The sitemap.ts file should be saved in the root of your app
directory. This is the same location you will find your globals.css
file in.
Generate a robots.txt file
Next.js also offers built-in robots.txt generation. This was first introduced in version 13.3.
Here is what my robots.ts file contains:
import { MetadataRoute } from 'next'
export default function robots(): MetadataRoute.Robots {
return {
rules: {
userAgent: '*',
allow: '/',
},
sitemap: 'https://www.davegray.codes/sitemap.xml',
}
}
Your robots.txt file should also be saved in the root of your app directory.
The Output
After creating these files, you can check their output in dev mode by typing npm run dev
in your terminal.
Here is the output for my sitemap found at localhost:3000/sitemap.xml
:
<urlset xmlns="http://www.sitemaps.org/schemas/sitemap/0.9">
<url>
<loc>https://www.davegray.codes/</loc>
<lastmod>2023-11-14</lastmod>
</url>
<url>
<loc>https://www.davegray.codes/posts/does-my-nextjs-blog-need-canonical-links</loc>
<lastmod>2023-11-14</lastmod>
</url>
<url>
<loc>https://www.davegray.codes/posts/nextjs-favicon-svg-icon-apple-chrome</loc>
<lastmod>2023-11-13</lastmod>
</url>
<url>
<loc>https://www.davegray.codes/posts/nextjs-ordering-merging-metadata</loc>
<lastmod>2023-11-12</lastmod>
</url>
</urlset>
Here is the output for my robots.txt file found at localhost:3000/robots.txt
:
User-Agent: *
Allow: /
Sitemap: https://www.davegray.codes/sitemap.xml
Note that the process above is different than generating those files with next-sitemap. It is not a postbuild process. You can check the output while running in dev mode. In addition, it does not create static files in your public directory. You won't see these files on your computer. However, you will be able to view these files while running your project.

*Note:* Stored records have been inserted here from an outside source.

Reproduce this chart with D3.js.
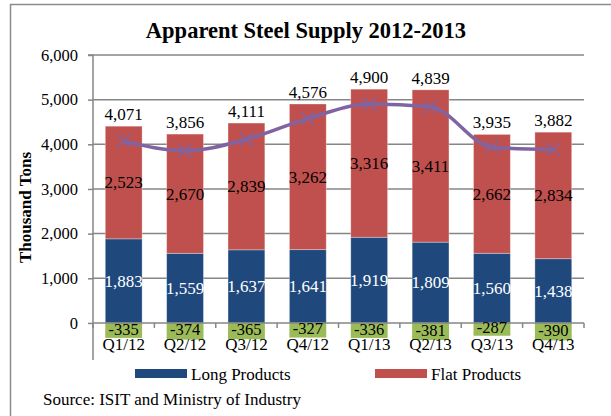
<!DOCTYPE html>
<html>
<head>
<meta charset="utf-8">
<script src="https://cdn.jsdelivr.net/npm/d3@7"></script>
<style>
  body { margin: 0; background: #fff; }
  svg text { font-family: "Liberation Serif", "DejaVu Serif", serif; }
</style>
</head>
<body>
<div id="chart"></div>
<script>
// Chart data
var quarters = ["Q1/12", "Q2/12", "Q3/12", "Q4/12", "Q1/13", "Q2/13", "Q3/13", "Q4/13"];
var longProducts = [1883, 1559, 1637, 1641, 1919, 1809, 1560, 1438];
var flatProducts = [2523, 2670, 2839, 3262, 3316, 3411, 2662, 2834];
var netOther = [-335, -374, -365, -327, -336, -381, -287, -390];
var supplyTotal = [4071, 3856, 4111, 4576, 4900, 4839, 3935, 3882];
var yTicks = [0, 1000, 2000, 3000, 4000, 5000, 6000];

var svgWidth = 611, svgHeight = 416;
var colors = {long: "#1F497D", flat: "#C0504D", neg: "#9BBB59", line: "#8064A2", grid: "#868686"};

var svg = d3.select("#chart")
    .append("svg")
    .attr("width", svgWidth)
    .attr("height", svgHeight);

// outer frame
svg.append("path")
    .attr("d", "M10.5,430 V4.5 H611")
    .attr("fill", "none")
    .attr("stroke", "#8c8c8c")
    .attr("stroke-width", 1.5);

// title
svg.append("text")
    .attr("x", 306)
    .attr("y", 38)
    .attr("text-anchor", "middle")
    .attr("font-size", 22.5)
    .attr("font-weight", "bold")
    .text("Apparent Steel Supply 2012-2013");

// scales
var xScale = d3.scaleBand()
    .domain(quarters)
    .range([93, 584])
    .paddingInner(0.4)
    .paddingOuter(0.2);

var yScale = d3.scaleLinear()
    .domain([-830, 6000])
    .range([360, 55]);

// gridlines
svg.append("g")
    .selectAll("line")
    .data(yTicks.filter(d => d > 0))
    .enter()
    .append("line")
    .attr("x1", 93)
    .attr("x2", 584)
    .attr("y1", d => yScale(d))
    .attr("y2", d => yScale(d))
    .attr("stroke", colors.grid)
    .attr("stroke-width", 1.5);

// y axis
var yAxis = svg.append("g")
    .attr("transform", "translate(93,0)")
    .call(d3.axisLeft(yScale).tickValues(yTicks).tickSize(5).tickPadding(10).tickFormat(d3.format(",")));
yAxis.selectAll(".tick line").attr("stroke", colors.grid).attr("stroke-width", 1.5);
yAxis.selectAll(".tick text").attr("font-size", 16.5).attr("fill", "#000");
yAxis.select(".domain")
    .attr("stroke", colors.grid).attr("stroke-width", 1.5)
    .attr("d", "M-5," + yScale(6000) + "H0V" + yScale(-830));

// y axis title
svg.append("text")
    .attr("transform", "translate(31," + ((yScale(6000) + yScale(-830)) / 2) + ") rotate(-90)")
    .attr("text-anchor", "middle")
    .attr("font-size", 17)
    .attr("font-weight", "bold")
    .text("Thousand Tons");

// stacked bars
var bars = svg.append("g");
quarters.forEach(function(q, i) {
    var x0 = xScale(q), w = xScale.bandwidth();
    bars.append("rect")
        .attr("x", x0).attr("width", w)
        .attr("y", yScale(longProducts[i]))
        .attr("height", yScale(0) - yScale(longProducts[i]))
        .attr("fill", colors.long)
        .attr("stroke", "#fff").attr("stroke-opacity", 0.4).attr("stroke-width", 0.8);
    bars.append("rect")
        .attr("x", x0).attr("width", w)
        .attr("y", yScale(longProducts[i] + flatProducts[i]))
        .attr("height", yScale(longProducts[i]) - yScale(longProducts[i] + flatProducts[i]))
        .attr("fill", colors.flat)
        .attr("stroke", "#fff").attr("stroke-opacity", 0.4).attr("stroke-width", 0.8);
    bars.append("rect")
        .attr("x", x0).attr("width", w)
        .attr("y", yScale(0))
        .attr("height", yScale(netOther[i]) - yScale(0))
        .attr("fill", colors.neg);
});

// x axis line at zero with ticks between categories
var xAxisG = svg.append("g");
xAxisG.append("line")
    .attr("x1", 93).attr("x2", 584)
    .attr("y1", yScale(0)).attr("y2", yScale(0))
    .attr("stroke", colors.grid).attr("stroke-width", 1.5);
xAxisG.selectAll(".sep")
    .data(d3.range(quarters.length + 1))
    .enter()
    .append("line")
    .attr("x1", i => 93 + i * xScale.step())
    .attr("x2", i => 93 + i * xScale.step())
    .attr("y1", yScale(0))
    .attr("y2", yScale(0) + 5)
    .attr("stroke", colors.grid).attr("stroke-width", 1.5);

// category labels
svg.append("g")
    .attr("transform", "translate(0," + yScale(0) + ")")
    .call(d3.axisBottom(xScale).tickSize(0).tickPadding(15))
    .call(g => g.select(".domain").remove())
    .selectAll("text")
    .attr("font-size", 17)
    .attr("fill", "#000");

// supply line
var line = d3.line()
    .x((d, i) => xScale(quarters[i]) + xScale.bandwidth() / 2)
    .y(d => yScale(d))
    .curve(d3.curveMonotoneX);

svg.append("path")
    .datum(supplyTotal)
    .attr("d", line)
    .attr("fill", "none")
    .attr("stroke", colors.line)
    .attr("stroke-width", 3.5);

var markers = svg.append("g");
supplyTotal.forEach(function(v, i) {
    var cx = xScale(quarters[i]) + xScale.bandwidth() / 2, cy = yScale(v), s = 6.5;
    markers.append("path")
        .attr("d", `M${cx - s},${cy - s}L${cx + s},${cy + s}M${cx - s},${cy + s}L${cx + s},${cy - s}`)
        .attr("stroke", colors.line)
        .attr("stroke-width", 1.5);
});

// data labels
var fmt = d3.format(",");
var labels = svg.append("g").attr("font-size", 17).attr("text-anchor", "middle");
quarters.forEach(function(q, i) {
    var cx = xScale(q) + xScale.bandwidth() / 2;
    labels.append("text")
        .attr("x", cx)
        .attr("y", yScale(longProducts[i] + flatProducts[i]) - 6)
        .text(fmt(supplyTotal[i]));
    labels.append("text")
        .attr("x", cx)
        .attr("y", yScale(longProducts[i] + flatProducts[i] / 2))
        .attr("dy", "0.35em")
        .text(fmt(flatProducts[i]));
    labels.append("text")
        .attr("x", cx)
        .attr("y", yScale(longProducts[i] / 2))
        .attr("dy", "0.35em")
        .attr("fill", "#fff")
        .text(fmt(longProducts[i]));
    labels.append("text")
        .attr("x", cx)
        .attr("y", yScale(netOther[i] / 2))
        .attr("dy", "0.25em")
        .attr("font-size", 16.5)
        .text(netOther[i]);
});

// legend
var legendItems = [
    {name: "Long Products", color: colors.long, x: 135},
    {name: "Flat Products", color: colors.flat, x: 375}
];
var legend = svg.append("g");
legendItems.forEach(function(d) {
    legend.append("rect")
        .attr("x", d.x).attr("y", 369)
        .attr("width", 52).attr("height", 9)
        .attr("fill", d.color);
    legend.append("text")
        .attr("x", d.x + 56).attr("y", 380)
        .attr("font-size", 17)
        .text(d.name);
});

// source
svg.append("text")
    .attr("x", 43)
    .attr("y", 405)
    .attr("font-size", 17)
    .text("Source: ISIT and Ministry of Industry");
</script>
</body>
</html>
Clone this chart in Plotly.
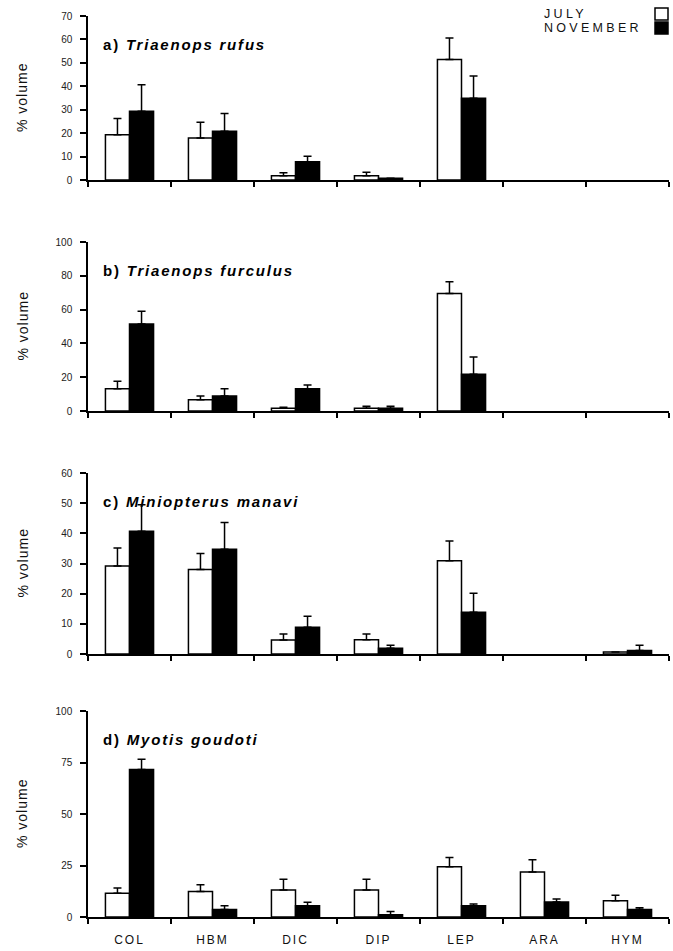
import plotly.graph_objects as go
from plotly.subplots import make_subplots

categories = ["COL", "HEM", "DIC", "DIP", "LEP", "ARA", "HYM"]
tick_labels = ["COL", "HBM", "DIC", "DIP", "LEP", "ARA", "HYM"]

# a) Triaenops rufus
a_july = [19.3, 17.9, 1.8, 1.8, 51.4, None, None]
a_july_se = [6.9, 6.7, 1.3, 1.5, 9.2, None, None]
a_nov = [29.3, 20.8, 7.8, 0.8, 34.9, None, None]
a_nov_se = [11.4, 7.6, 2.3, None, 9.5, None, None]

# b) Triaenops furculus
b_july = [13.2, 6.7, 1.6, 1.6, 69.6, None, None]
b_july_se = [4.4, 2.2, 0.6, 1.2, 6.9, None, None]
b_nov = [51.5, 8.9, 13.2, 1.6, 21.7, None, None]
b_nov_se = [7.5, 4.3, 2.2, 1.2, 10.3, None, None]

# c) Miniopterus manavi
c_july = [29.2, 28.0, 4.6, 4.75, 30.9, None, 0.66]
c_july_se = [5.9, 5.3, 2.0, 1.85, 6.6, None, None]
c_nov = [40.7, 34.7, 8.9, 1.9, 13.8, None, 1.2]
c_nov_se = [8.8, 8.9, 3.6, 1.0, 6.3, None, 1.7]

# d) Myotis goudoti
d_july = [11.5, 12.4, 13.1, 13.1, 24.4, 21.8, 7.9]
d_july_se = [2.6, 3.3, 5.2, 5.2, 4.5, 6.0, 2.6]
d_nov = [71.6, 3.7, 5.5, 1.1, 5.5, 7.3, 3.6]
d_nov_se = [5.0, 1.8, 1.6, 1.6, 0.8, 1.4, 0.9]

panel_titles = ["a) <i>Triaenops rufus</i>", "b) <i>Triaenops furculus</i>",
                "c) <i>Miniopterus manavi</i>", "d) <i>Myotis goudoti</i>"]
y_ranges = [[0, 70], [0, 100], [0, 60], [0, 100]]
y_ticks = [[0, 10, 20, 30, 40, 50, 60, 70], [0, 20, 40, 60, 80, 100],
           [0, 10, 20, 30, 40, 50, 60], [0, 25, 50, 75, 100]]

panels = [(a_july, a_july_se, a_nov, a_nov_se),
          (b_july, b_july_se, b_nov, b_nov_se),
          (c_july, c_july_se, c_nov, c_nov_se),
          (d_july, d_july_se, d_nov, d_nov_se)]

W, H = 673, 951
L, R = 88, 4
# pixel extents (top, bottom) of each panel's plot area
panel_px = [(16, 180), (242, 411), (473, 654), (711, 917)]

FONT = "Liberation Sans, Arial, sans-serif"

fig = make_subplots(rows=4, cols=1)

for i, (jul, jul_se, nov, nov_se) in enumerate(panels):
    r = i + 1
    fig.add_trace(go.Bar(
        x=categories, y=jul, name="JULY",
        marker=dict(color="white", line=dict(color="black", width=1.5)),
        error_y=dict(type="data", symmetric=False, array=jul_se,
                     arrayminus=[0] * len(jul_se), color="black",
                     thickness=1.5, width=4),
        showlegend=False), row=r, col=1)
    fig.add_trace(go.Bar(
        x=categories, y=nov, name="NOVEMBER",
        marker=dict(color="black", line=dict(color="black", width=1.5)),
        error_y=dict(type="data", symmetric=False, array=nov_se,
                     arrayminus=[0] * len(nov_se), color="black",
                     thickness=1.5, width=4),
        showlegend=False), row=r, col=1)

    top, bot = panel_px[i]
    dom = [1 - bot / H, 1 - top / H]
    fig.update_xaxes(
        row=r, col=1, type="category", categoryorder="array",
        categoryarray=categories, range=[-0.5, 6.5],
        showline=True, linecolor="black", linewidth=1.5,
        ticks="outside", tickson="boundaries", ticklen=5, tickwidth=1.5,
        tickcolor="black", showgrid=False, zeroline=False,
        showticklabels=(r == 4),
        tickvals=categories,
        ticktext=['<span style="letter-spacing:2px">%s</span>' % t for t in tick_labels],
        tickfont=dict(family=FONT, size=12, color="#111"),
        ticklabelstandoff=11)
    fig.update_yaxes(
        row=r, col=1, domain=dom, range=y_ranges[i], tickvals=y_ticks[i],
        showline=True, linecolor="black", linewidth=1.5,
        ticks="outside", ticklen=6, tickwidth=1.5, tickcolor="black",
        showgrid=False, zeroline=False, ticklabelstandoff=6,
        tickfont=dict(family=FONT, size=10, color="#222"))

    # panel title
    fig.add_annotation(
        xref="paper", yref="paper", x=(101 - L) / (W - L - R),
        y=1 - (top + 28) / H, xanchor="left", yanchor="middle",
        text='<span style="letter-spacing:1.8px"><b>%s</b></span>' % panel_titles[i],
        showarrow=False, font=dict(family=FONT, size=15, color="black"))
    # y-axis title
    fig.add_annotation(
        xref="paper", yref="paper", x=(22 - L) / (W - L - R),
        y=1 - ((top + bot) / 2) / H, xanchor="center", yanchor="middle",
        text='<span style="letter-spacing:1px">% volume</span>', textangle=-90,
        showarrow=False, font=dict(family=FONT, size=14, color="#111"))

# legend (text left, swatch right)
pw = W - L - R
for label, yc, fill, (y0p, y1p) in [("JULY", 14, "white", (8, 20)),
                                    ("NOVEMBER", 28, "black", (22, 34))]:
    fig.add_annotation(
        xref="paper", yref="paper", x=(542 - L) / pw, y=1 - yc / H,
        xanchor="left", yanchor="middle",
        text='<span style="letter-spacing:3.3px">%s</span>' % label,
        showarrow=False, font=dict(family=FONT, size=12.5, color="#111"))
    fig.add_shape(
        type="rect", xref="paper", yref="paper",
        x0=(655 - L) / pw, x1=(668 - L) / pw,
        y0=1 - y1p / H, y1=1 - y0p / H,
        fillcolor=fill, line=dict(color="black", width=1.5))

fig.update_layout(
    width=W, height=H, barmode="group", bargap=0.42, bargroupgap=0,
    paper_bgcolor="white", plot_bgcolor="white",
    margin=dict(l=L, r=R, t=0, b=0, pad=0, autoexpand=False),
    font=dict(family=FONT, color="black"), showlegend=False)

fig.write_html(
    "out.html",
    config={"displayModeBar": False},
    post_script="document.body.style.margin='0';document.body.style.padding='0';"
                "document.documentElement.style.overflow='hidden';")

Which Sitemap Generation Method Did I Choose for My Blog?
Both approaches have their benefits and there is no one specific correct answer here.
In the end, I chose to go with the first-class support that is now built-in with Next.js.
Notable Differences: next-sitemap vs. Next.js sitemap generation
In comparison, you can see the output above from the Next.js generation method is more minimalistic that that of next-sitemap. The next-sitemap approach provides links to more XML schemas that I don't need. However, depending on your content, you might need one or more of those sitemap extensions.
The next-sitemap default config that I used also provides the <changefreq>
and <priority>
values. Next.js also supports these values (as of v13.4.5), but Google ignores changefreq and priority, so I don't feel like I need them.
Google does use the <lastMod>
value "if it's consistently and verifiably accurate". For this property, I found next-sitemap could provide the same new Date()
value for each URL, but with Next.js generation, I could provide an accurate modified date value in the front matter of my MDX files and extract that value to provide the "consistently and verifiably accurate" data that Google wants here.
In the robots.txt file, next-sitemap provides a Host
value. I found that Google does not expect or require a Host value in your robots.txt file, and Host is not part of the original robots.txt specification. I didn't feel like I needed it in my robots.txt file after discovering this, and Next.js robots.txt generation does not include it.
If I had a large site (5000+ pages), I would have chosen next-sitemap. It currently makes it easy to generate a sitemap index, and as of this writing (November, 2023), Next.js does not support this. The Next.js docs do mention in a Good to know section that they do plan to support sitemap indexes in the future.